Blindness
Cure for blindness expected to enter clinical trial soon (Reuters)

A cure for blindness that takes just 15 minutes to administer is expected to enter the clinical trial testing stage soon.

Researchers at the University of Berkeley say they have developed an effective method for inserting genes into eye cells that then restore sight to patients suffering from diseases like retinitis pigmentosa and macular degeneration, an illness that mainly affects the elderly.

For the past six years, teams have treated these diseases by injecting a gene virus directly into the retina, but the procedure is invasive and the virus cannot reach all the cells that needed to be targeted.

David Schaffer, of the Berkeley Stem Cell Centre, said: "Sticking a needle through the retina and injecting the engineered virus behind the retina is a risky surgical procedure.

"But doctors have no choice, because none of the gene delivery viruses can travel all the way through the back of the eye to reach the photoreceptors - the light sensitive cells that need the therapeutic gene.

"Building upon 14 years of research, we have now created a virus that you just inject into the liquid vitreous humour inside the eye, and it delivers genes to a very difficult-to-reach population of delicate cells in a way that is surgically non-invasive and safe. It's a 15-minute procedure, and you can likely go home that day."

retinitis pigmentosa
The view someone with retinitis pigmentosa might see (wiki commons)

The team is working with physicians to assess which patients will benefit most.

Over the last 14 years, Schaffer generated around 100 million variants of the treatment. The team then selected the five that were most effective in penetrating the retina.

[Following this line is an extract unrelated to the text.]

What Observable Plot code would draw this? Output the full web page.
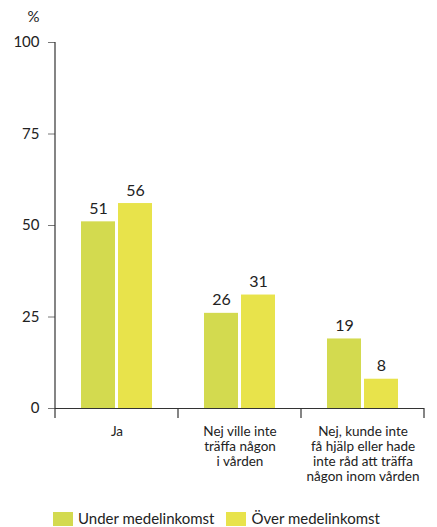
<!DOCTYPE html>
<html>
<head>
<meta charset="utf-8">
<script src="https://cdn.jsdelivr.net/npm/d3@7"></script>
<script src="https://cdn.jsdelivr.net/npm/@observablehq/plot@0.6"></script>
<style>
  html, body { margin: 0; padding: 0; background: #fff; }
  body { width: 437px; font-family: Lato, "Open Sans", sans-serif; color: #222; }
  #legend { display: flex; align-items: center; margin: 26px 0 0 53px; font-size: 15px; line-height: 15px; }
  .item { display: flex; align-items: center; margin-right: 12px; }
  .sw { width: 20px; height: 14px; margin-right: 5px; }
</style>
</head>
<body>
<div id="chart"></div>
<div id="legend"></div>
<script>
const categories = [
  "Ja",
  "Nej ville inte\nträffa någon\ni vården",
  "Nej, kunde inte\nfå hjälp eller hade\ninte råd att träffa\nnågon inom vården"
];
const series = ["Under medelinkomst", "Över medelinkomst"];
const underValues = [51, 26, 19];
const overValues = [56, 31, 8];
const yTicks = [0, 25, 50, 75, 100];
const colors = ["#d3da4f", "#e8e34b"];

const data = [];
categories.forEach((c, i) => {
  data.push({category: c, series: series[0], value: underValues[i]});
  data.push({category: c, series: series[1], value: overValues[i]});
});

const FONT = "Lato, 'Open Sans', sans-serif";

const plot = Plot.plot({
  width: 437,
  height: 485,
  marginTop: 42,
  marginLeft: 54,
  marginRight: 13,
  marginBottom: 77,
  style: {fontFamily: FONT, fontSize: "14px", color: "#222", background: "white", overflow: "visible"},
  fx: {domain: categories, padding: 0, label: null},
  x: {domain: series, paddingInner: 0.08, paddingOuter: 0.7, axis: null},
  y: {domain: [0, 100], label: null},
  color: {domain: series, range: colors},
  marks: [
    Plot.axisY(yTicks, {tickSize: 7, tickPadding: 9, fontSize: 15, stroke: "#777", label: "%", labelAnchor: "top", labelArrow: "none", labelOffset: 28}),
    Plot.axisFx({anchor: "bottom", tickSize: 0, tickPadding: 17, fontSize: 13.5, lineHeight: 1.1, label: null}),
    Plot.barY(data, {fx: "category", x: "series", y: "value", fill: "series"}),
    Plot.text(data, {fx: "category", x: "series", y: "value", text: "value", lineAnchor: "bottom", dy: -8, fontSize: 16, fill: "#222"}),
    Plot.ruleY([0], {stroke: "#333", strokeWidth: 1.2})
  ]
});

document.getElementById("chart").appendChild(plot);

const svg = d3.select(plot);
// nudge the "%" axis label down a little (by 8px)
svg.selectAll('g[aria-label="y-axis label"] text').each(function() {
  const t = d3.select(this);
  const tr = t.attr("transform") || "";
  t.attr("transform", (tr + " translate(0,8)").trim());
});

// axis line and category boundary ticks, derived from the plot's scales
const fx = plot.scale("fx");
const y = plot.scale("y");
const bounds = categories.map(c => fx.apply(c)).concat([fx.apply(categories[categories.length - 1]) + fx.bandwidth]);
const g = svg.append("g").attr("stroke", "#333").attr("stroke-width", 1.2);
g.append("line")
  .attr("x1", bounds[0]).attr("x2", bounds[0])
  .attr("y1", y.apply(100)).attr("y2", y.apply(0));
g.selectAll("line.b").data(bounds).join("line").attr("class", "b")
  .attr("x1", d => d).attr("x2", d => d)
  .attr("y1", y.apply(0)).attr("y2", y.apply(0) + 10);

// legend
const legend = d3.select("#legend");
series.forEach((s, i) => {
  const item = legend.append("div").attr("class", "item");
  item.append("div").attr("class", "sw").style("background", colors[i]);
  item.append("span").text(s);
});
</script>
</body>
</html>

The best of these were tested on mice, targeting two inherited diseases that cause blindness - X-linked retinoschisis, which only affects boys and makes their retinas look like Swiss cheese, and Leber's congenital amaurosis, which appears at birth and affects 1 in 80,000 people.

In both cases, the treatment delivered the virus to all areas of the retina and restored the cells to near normal.

Schaffer believes the viruses can be used to restore function to faulty genes and also halt processes that kill retina cells: "When I first got here 14 years ago, I really had the idea or the goal that I wanted to work on problems that would have direct impact on human health, and we are now getting there," he said.